A view of the battle from behind the Royalist lines.


To the east the horse clashed in a battle that would last for several turns with neither side gaining any advantage.


Fierce fighting erupted on the south side of the village, as the Parliamentarians brought their full force to bear. The dragoons defended themselves gallantly, though, barricading the streets and laying down a telling return fire.


The Parliamentarian dragoons moved to occupy a copse to the south west of the village. From there they could cover the Parliamentarian left flank.


The Royalists attacked to drive them out of the copse, and another long struggle ensued.


Sir Thomas personally directed the attack on the village.


Meanwhile Lord Standing was content to lecture the Royalist foot on the importance of keeping a reserve.

(In game terms the leaders were just for show - you can ignore them)


Eventually the Parliamentarian fire proved to much for them, and the Royalist dragoons fled from their barricades.


But more Royalist foot moved to replace them. And Royalist units moving around to the east and west of the village were taking some of the sting out of the Parliamentarian assault.


A unit of Parliamentarian foot broke.


The reserve foot didn't hold the village for long. Its morale wavered under fire, and its own firing quickly depleted its powder, so Lord Standing was obliged to withdraw it back into reserve and bring a unit from his right flank into the village to replace it. This unit had more fight in it.


To the east of the village the Parliamentarian horse broke,but the Royalists horse hared off in pursuit and Lord Standing was not to see them for the rest of the day.


Sir Thomas tried to rally another of his foot units, but to no avail. It joined what now seemed to be a general retreat.


He switched his attention to directing the artillery, now the only force he had putting any pressure on the village.


To the west of the village the Parliamentarian dragoons slipped away through the woods


The only real fighting going on now was to the east of the village where infantry of both sides were engaged in a fierce melee.

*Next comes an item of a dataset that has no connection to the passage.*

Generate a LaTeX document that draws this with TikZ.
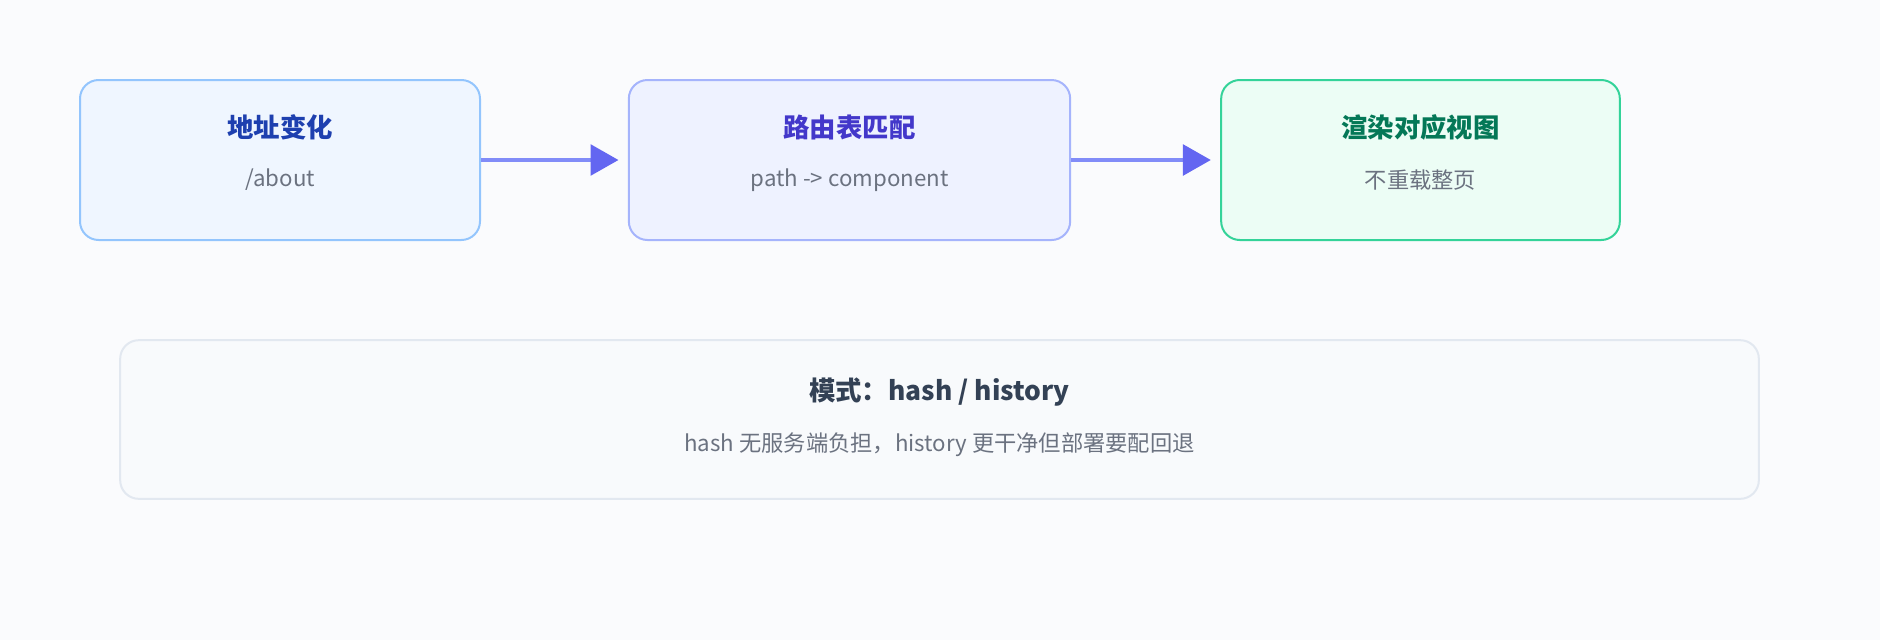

Royalist foot moved to menace the Parliamentarian guns ...



... then attacked.


With their guns lost, that was really the end of the battle. The remaining Parliamentarian foot fled the field, leaving the Royalists in command of the village.


Lord Standing congratulates his troops.


This was a fairly easy Royalist victory, and I would agree with other people who think that this scenario is very much weighted towards the side which moves first; the objective is the village so the first side to get into the village is going to be at an advantage. Choice of rules and mix of troops might alter this a little, but it holds true in principle.

I have boiled most of the combat down to rolling 2D6, looking for hits on a 4-6, but with variations as to how the dice are read to trigger other effects, limitations or advantages. I'll write these up in dues course but, for example, horse get 2D6, but if they get a double then they score an additional hit for impetus. If either of the dice are a '1' then they lose that bonus for the rest of the game. This covers 'average' horse. More impetuous Royalist horse doesn't lose the bonus ever, but if they roll a double, or destroy the unit facing them, then they automatically take one hit, reflecting increasing disorganisation or a wild pursuit. This is, in fact, what happened in this game; the Royalist horse were on four hits when they destroyed their Parliamentarian opposite numbers. The extra hit destroyed the Royalist horse as well, representing them chasing off after the fleeing Roundheads. I am working on some ideas to reflect disciplined Parliamentarian horse as well, but I'm still deciding what effect I want to achieve there. A variant of the 'double' mechanism could also be used to reflect foot whisc is shot-heavy or pike-heavy as well; it gives results which are not quite as extreme as adding or subtracting whole dice.

Finally, all pictures were taken with my new camera, although the lighting could have been better. Since I didn't start playing until after 9pm the game was lit by the normal room light, plus a desk-lamp. The results were still pleasing, though, and I'm keen to try it out with some 'real' figures at some stage.